Lee Byung-chul
Co-founder 1938Background
Lee Byung-chul was a South Korean entrepreneur born into a landowning family in 1910, decades before Samsung became associated with electronics. His early career was shaped by trade, agriculture, logistics, and the need to move goods through a developing Korean economy. In 1938, he founded Samsung as a trading company dealing in groceries, dried fish, noodles, and other goods, then expanded into sugar refining, textiles, insurance, retail, and manufacturing. That pre-electronics experience mattered because Lee understood diversification, supply chains, government policy, and the value of controlling production rather than only selling finished goods. By the time Samsung Electronics was established in 1969, Lee had already built a management system capable of entering capital-intensive industries. He also understood that Korean companies would need to learn from foreign technology suppliers without remaining permanently dependent on them. His background made Samsung less like a product startup and more like an industrial institution prepared to learn technology through scale.

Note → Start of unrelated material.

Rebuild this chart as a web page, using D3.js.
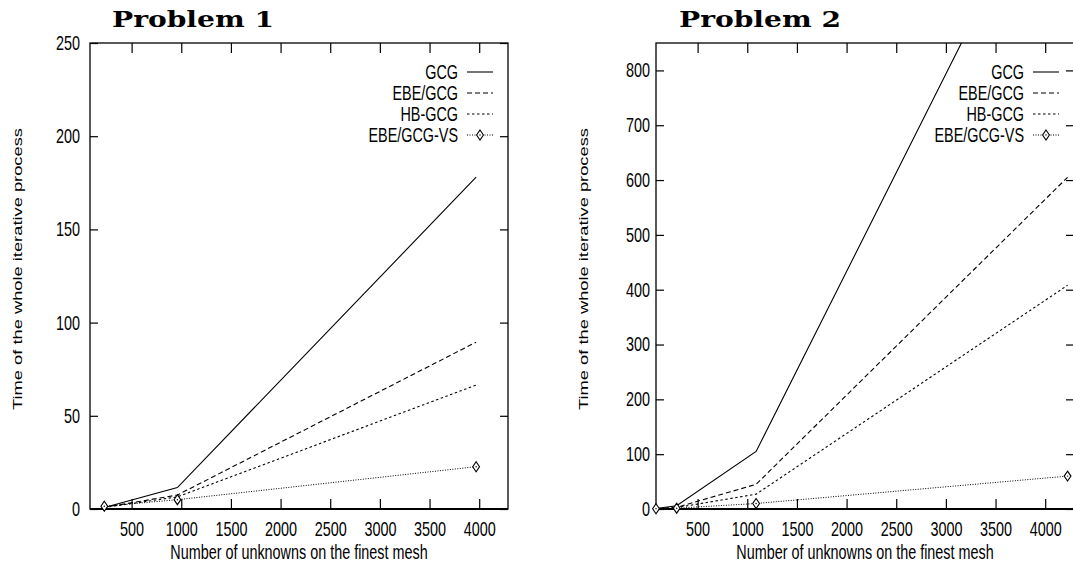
<!DOCTYPE html>
<html>
<head>
<meta charset="utf-8">
<script src="https://cdn.jsdelivr.net/npm/d3@7"></script>
<style>
  body { margin: 0; background: #fff; }
  svg { display: block; }
  text { font-family: "Liberation Sans", Arial, Helvetica, sans-serif; fill: #000; }
</style>
</head>
<body>
<div id="chart"></div>
<script>
// shared labels / ticks
var seriesNames = ["GCG", "EBE/GCG", "HB-GCG", "EBE/GCG-VS"];
var xTicks = [500, 1000, 1500, 2000, 2500, 3000, 3500, 4000];
var xDomain = [81, 4290];

// Problem 1
var p1Unknowns = [225, 961, 3969];
var p1GCG    = [0.8, 11.5, 178];
var p1EBE    = [0.9, 7.5, 89.5];
var p1HB     = [0.8, 6.5, 66.5];
var p1VS     = [1.5, 5, 22.7];
var p1YTicks = [0, 50, 100, 150, 200, 250];

// Problem 2
var p2Unknowns = [81, 289, 1089, 4225];
var p2GCG    = [1, 6, 105, 1235];
var p2EBE    = [0.5, 3, 45, 605];
var p2HB     = [0.5, 2.5, 27, 408];
var p2VS     = [0.5, 1.5, 10, 60];
var p2YTicks = [0, 100, 200, 300, 400, 500, 600, 700, 800];

var width = 1073, height = 567;
var squeeze = 0.72;   // text in the original looks horizontally squashed
var fontSize = 20;
var dashes = [null, "5,3", "2.5,2.5", "1,1.5"];
var diamond = "M0,-5L3.4,0L0,5L-3.4,0Z";

var svg = d3.select("#chart").append("svg")
    .attr("width", width)
    .attr("height", height);

function drawPanel(opt) {
    var left = opt.left, top = 43, w = 418, h = 466;
    var g = svg.append("g").attr("transform", "translate(" + left + "," + top + ")");

    var x = d3.scaleLinear().domain(xDomain).range([0, w]);
    var y = d3.scaleLinear().domain([0, opt.yMax]).range([h, 0]);

    g.append("clipPath").attr("id", opt.id + "-clip")
      .append("rect").attr("width", w).attr("height", h);

    // bottom axis with labels, ticks pointing inward
    var xa = g.append("g")
        .attr("transform", "translate(0," + h + ")")
        .call(d3.axisBottom(x).tickValues(xTicks).tickFormat(d3.format("d"))
            .tickSizeInner(-10).tickSizeOuter(0).tickPadding(13));
    // top mirror ticks
    var xt = g.append("g")
        .call(d3.axisTop(x).tickValues(xTicks).tickSizeInner(-10).tickSizeOuter(0).tickFormat(""));
    var ya = g.append("g")
        .call(d3.axisLeft(y).tickValues(opt.yTicks).tickFormat(d3.format("d"))
            .tickSizeInner(-8).tickSizeOuter(0));
    var yr = g.append("g")
        .attr("transform", "translate(" + w + ",0)")
        .call(d3.axisRight(y).tickValues(opt.yTicks).tickSizeInner(-8).tickSizeOuter(0).tickFormat(""));

    [xa, xt, ya, yr].forEach(function(a) {
        a.select(".domain").remove();
        a.selectAll("line").attr("stroke", "#000").attr("stroke-width", 1.2);
    });
    xa.selectAll("text")
        .attr("font-size", fontSize)
        .attr("font-family", null)
        .attr("transform", "scale(" + squeeze + ",1)");
    ya.selectAll("text")
        .attr("font-size", fontSize)
        .attr("font-family", null)
        .attr("x", -opt.yGap / squeeze)
        .attr("transform", "scale(" + squeeze + ",1)");

    // border
    g.append("rect")
        .attr("width", w).attr("height", h)
        .attr("fill", "none").attr("stroke", "#000").attr("stroke-width", 1.3);
    g.append("line")
        .attr("x1", 0).attr("x2", w).attr("y1", h).attr("y2", h)
        .attr("stroke", "#000").attr("stroke-width", 2.2);

    // series
    var plot = g.append("g").attr("clip-path", "url(#" + opt.id + "-clip)");
    var line = d3.line().x(function(d) { return x(d[0]); }).y(function(d) { return y(d[1]); });
    opt.series.forEach(function(vals, i) {
        var pts = opt.xs.map(function(v, j) { return [v, vals[j]]; });
        plot.append("path")
            .datum(pts)
            .attr("d", line)
            .attr("fill", "none")
            .attr("stroke", "#000")
            .attr("stroke-width", i == 3 ? 1 : 1.1)
            .attr("stroke-dasharray", dashes[i]);
        if (i == 3) {
            var m = g.selectAll(".mk").data(pts).enter().append("g")
                .attr("transform", function(d) { return "translate(" + x(d[0]) + "," + y(d[1]) + ")"; });
            m.append("path").attr("d", diamond).attr("fill", "#fff").attr("stroke", "#000").attr("stroke-width", 1.1);
            m.append("circle").attr("r", 0.7).attr("fill", "#000");
        }
    });

    // legend
    var lx2 = w - 15, lx1 = w - 41;
    seriesNames.forEach(function(name, i) {
        var ly = 29 + 21 * i;
        g.append("g")
            .attr("transform", "translate(" + (lx1 - 9) + "," + ly + ") scale(" + squeeze + ",1)")
          .append("text")
            .attr("text-anchor", "end")
            .attr("dy", "0.35em")
            .attr("font-size", fontSize)
            .text(name);
        g.append("line")
            .attr("x1", lx1).attr("x2", lx2).attr("y1", ly).attr("y2", ly)
            .attr("stroke", "#000").attr("stroke-width", 1.1)
            .attr("stroke-dasharray", dashes[i]);
        if (i == 3) {
            var lm = g.append("g").attr("transform", "translate(" + ((lx1 + lx2) / 2) + "," + ly + ")");
            lm.append("path").attr("d", diamond).attr("fill", "#fff").attr("stroke", "#000").attr("stroke-width", 1.1);
            lm.append("circle").attr("r", 0.7).attr("fill", "#000");
        }
    });

    // axis titles
    svg.append("g")
        .attr("transform", "translate(" + (left + w / 2) + ",559) scale(" + squeeze + ",1)")
      .append("text")
        .attr("text-anchor", "middle")
        .attr("font-size", fontSize)
        .text("Number of unknowns on the finest mesh");
    svg.append("g")
        .attr("transform", "translate(" + opt.yLabelX + ",269) scale(" + squeeze + ",1) rotate(-90)")
      .append("text")
        .attr("text-anchor", "middle")
        .attr("dy", "0.35em")
        .attr("font-size", 18.3)
        .text("Time of the whole iterative process");

    // panel title (CSS font rule would override an attribute, so use style)
    svg.append("text")
        .attr("x", opt.titleX)
        .attr("y", 27)
        .style("font-family", "'DejaVu Serif', 'Liberation Serif', serif")
        .style("font-weight", "bold")
        .style("font-size", "23px")
        .attr("textLength", 162)
        .attr("lengthAdjust", "spacingAndGlyphs")
        .text(opt.title);
}

drawPanel({
    id: "p1", left: 90, yMax: 250, yTicks: p1YTicks, yGap: 10, yLabelX: 17,
    xs: p1Unknowns, series: [p1GCG, p1EBE, p1HB, p1VS],
    title: "Problem 1", titleX: 112
});
drawPanel({
    id: "p2", left: 656, yMax: 850, yTicks: p2YTicks, yGap: 6, yLabelX: 583,
    xs: p2Unknowns, series: [p2GCG, p2EBE, p2HB, p2VS],
    title: "Problem 2", titleX: 679
});
</script>
</body>
</html>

Role at Samsung Electronics Co., Ltd.
Lee Byung-chul founded Samsung in 1938 and created Samsung Electronics in 1969 as South Korea pursued domestic electronics manufacturing. His contribution to the electronics business was not a single invention, but a strategic model: enter industries where Korea needed capability, invest heavily, control supply chains, and keep moving toward higher-value production. Under his influence, Samsung moved from trading into manufacturing, then into televisions, components, and eventually semiconductors. Lee's diversification philosophy became the foundation of the chaebol structure that allowed Samsung to fund long-cycle bets such as memory chips and displays. He also shaped the group's willingness to operate in markets where margins were low at first but learning curves were steep. He died in 1987, before Samsung became the global smartphone and semiconductor giant known today, but his institutional imprint remains clear. Samsung Electronics still reflects his belief that manufacturing depth, capital commitment, and disciplined diversification can create national-scale industrial power.